How relevant is your U.S. education to your personal goals and to the needs of your country?
For my job at the campus museum, I was responsible for maintaining the cultural relics database. This experience has inspired me to major in mathematics and computer science and minor in art, so that I may one day manage a museum and help protect cultural relics. The American education that I am receiving at Santa Rosa Junior College has provided me a chance to explore all kinds of different courses so that I could be sure of what my true interests are. The freedom in the U.S. education system has helped me to develop creatively and to take responsibility for myself. This will be extremely helpful in my future educational pathways and in my future career planning.
What is your advice to other students who are considering a U.S. education?

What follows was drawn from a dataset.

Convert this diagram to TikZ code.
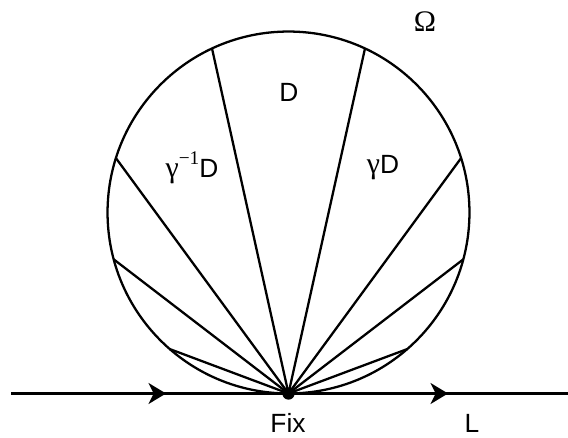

I would say to be fearless is the key of pursuing a U.S. education. You have to be willing to face new challenges and try new things, because only when you give something a try can you find out how awesome it can turn out. This will also help you stay enthusiastic about studying and life, and it will help you better adapt to your new environment. However, you have to know clearly what the boundary is: there is always something that you can never give it a try, for example drugs. It is always good to have a plan when you do anything, so you have a goal to look to in your pursuit of education here in the U.S. Moreover, it is always important to keep in contact with your parents, because even though you are now in a brand new environment with many exciting new things happening, your parents are always worried about you and they want to know what you are experiencing right now.